═════ RECORDS PROVIDED
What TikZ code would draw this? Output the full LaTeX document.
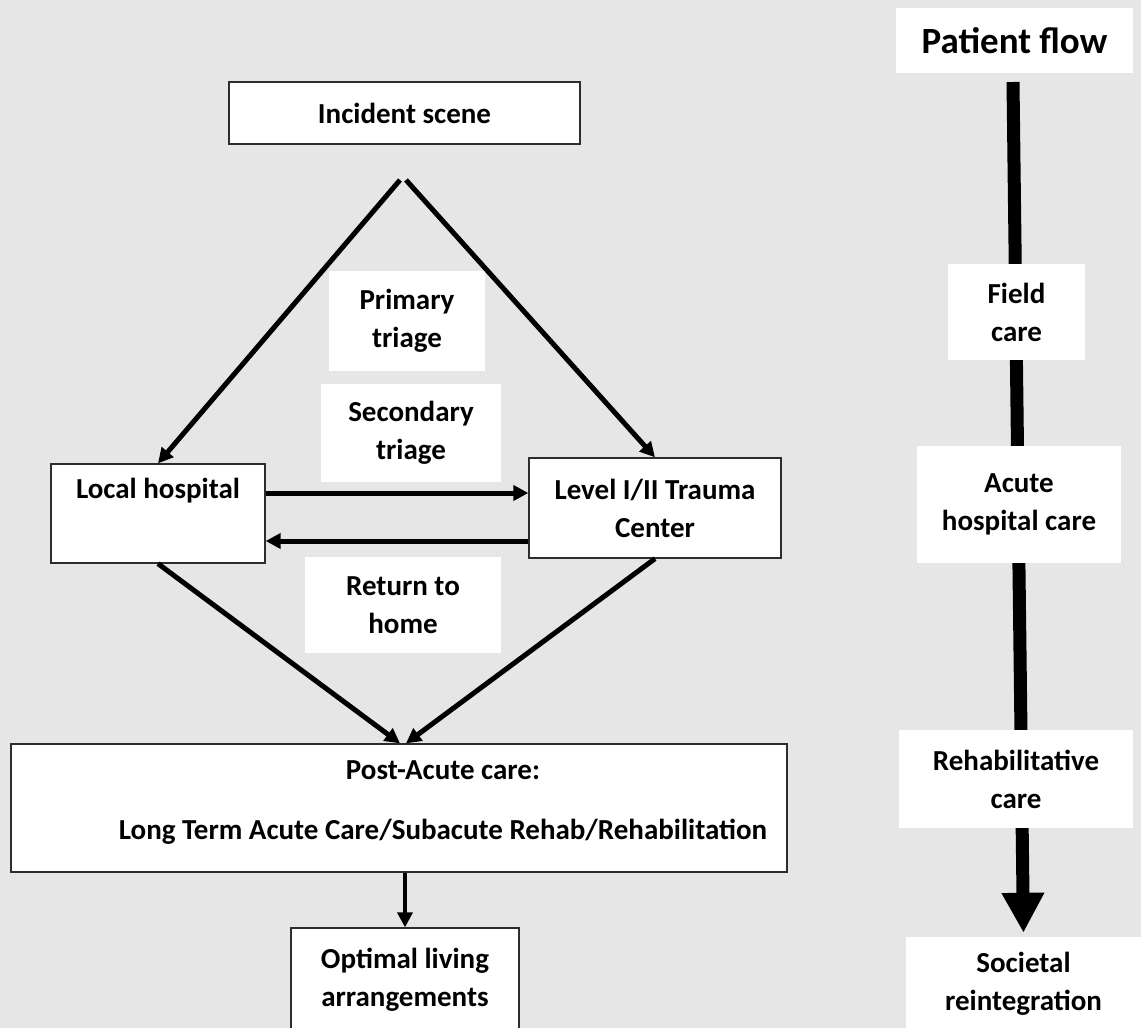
\documentclass[tikz,border=0pt]{standalone}
\usepackage{fontspec}
\setmainfont{Carlito}
\usepackage{tikz}
\usetikzlibrary{positioning,arrows.meta,backgrounds}
\definecolor{PageGray}{RGB}{231,230,230}
\definecolor{EdgeGray}{RGB}{45,45,45}

\begin{document}
\begin{tikzpicture}[x=1pt, y=-1pt,
    box/.style={rectangle, draw=EdgeGray, line width=1.3pt, fill=white,
        inner sep=0pt, align=center, font=\fontsize{29}{38}\selectfont\bfseries},
    tag/.style={rectangle, fill=white, inner sep=0pt, align=center,
        font=\fontsize{29}{38}\selectfont\bfseries},
    arr/.style={-{Triangle[length=15pt,width=15pt]}, line width=5pt},
    flow/.style={-{Triangle[length=40pt,width=40pt]}, line width=13pt},
]
\useasboundingbox (0,0) rectangle (1141,1028);

\node[box, minimum width=351pt, minimum height=62pt] (incident) at (404.5,113) {Incident scene};
\node[tag, minimum width=156pt, minimum height=100pt] (primary) at (407,321) {Primary\\triage};
\node[tag, minimum width=180pt, minimum height=98pt] (secondary) at (411,433) {Secondary\\triage};
\node[box, minimum width=214pt, minimum height=99pt] (local) at (158,513.5) {Local hospital\\\strut};
\node[box, minimum width=252pt, minimum height=100pt] (level) at (655,508) {Level I/II Trauma\\Center};
\node[tag, minimum width=196pt, minimum height=96pt] (home) at (403,605) {Return to\\home};
\node[box, minimum width=776pt, minimum height=128pt] (post) at (399,808) {};
\node[font=\fontsize{29}{38}\selectfont\bfseries, align=center] (posttext) at (443,803)
    {Post-Acute care:\\[22pt]Long Term Acute Care/Subacute Rehab/Rehabilitation};
\node[box, minimum width=228pt, minimum height=104pt] (optimal) at (405,980) {Optimal living\\arrangements};

\node[tag, minimum width=237pt, minimum height=65pt, font=\fontsize{37}{44}\selectfont\bfseries] (flowhead) at (1014.5,40.5) {Patient flow};
\node[tag, minimum width=137pt, minimum height=96pt] (field) at (1016.5,312) {Field\\care};
\node[tag, minimum width=204pt, minimum height=117pt] (acute) at (1019,504.5) {Acute\\hospital care};
\node[tag, minimum width=234pt, minimum height=98pt] (rehab) at (1016,779) {Rehabilitative\\care};
\node[tag, minimum width=235pt, minimum height=93pt] (societal) at (1023.5,983.5) {Societal\\reintegration};

\coordinate (forkl) at (400,180);
\coordinate (forkr) at (406,180);
\coordinate (flowtop) at (1013,82);

\draw[arr] (forkl) -- (local.north);
\draw[arr] (forkr) -- (level.north);
\draw[arr] ([yshift=20.5pt]local.east) -- ([yshift=15pt]level.west);
\draw[arr] ([yshift=-33pt]level.west) -- ([yshift=-27.5pt]local.east);
\draw[arr] (local.south) -- ([xshift=1pt]post.north);
\draw[arr] (level.south) -- ([xshift=7pt]post.north);
\draw[arr, line width=3.5pt] (post.south -| optimal.north) -- (optimal.north);

\begin{scope}[on background layer]
\fill[PageGray] (0,0) rectangle (1141,1028);
\draw[flow, shorten >=4pt] (flowtop) -- (societal.north);
\end{scope}
\end{tikzpicture}
\end{document}
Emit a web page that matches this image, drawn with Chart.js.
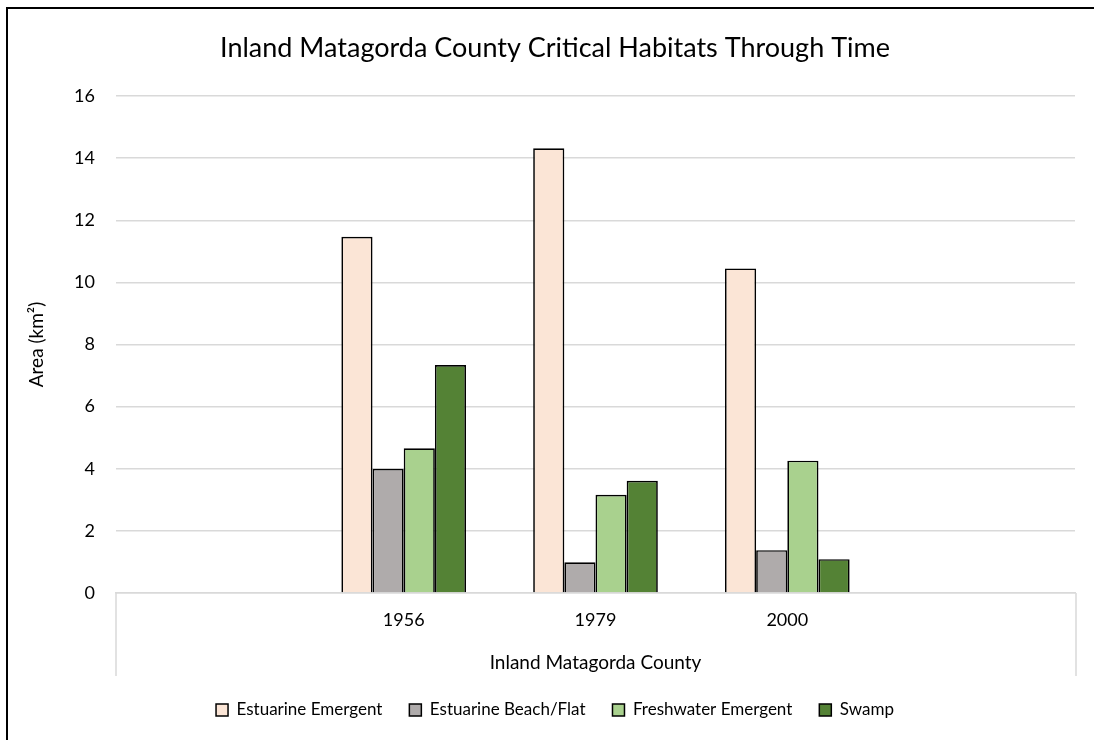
══════════
— STATED GOAL —
Copy every line of the material in which the word "this" occurs.

— RIGHT ANSWER —
What TikZ code would draw this? Output the full LaTeX document.
Emit a web page that matches this image, drawn with Chart.js.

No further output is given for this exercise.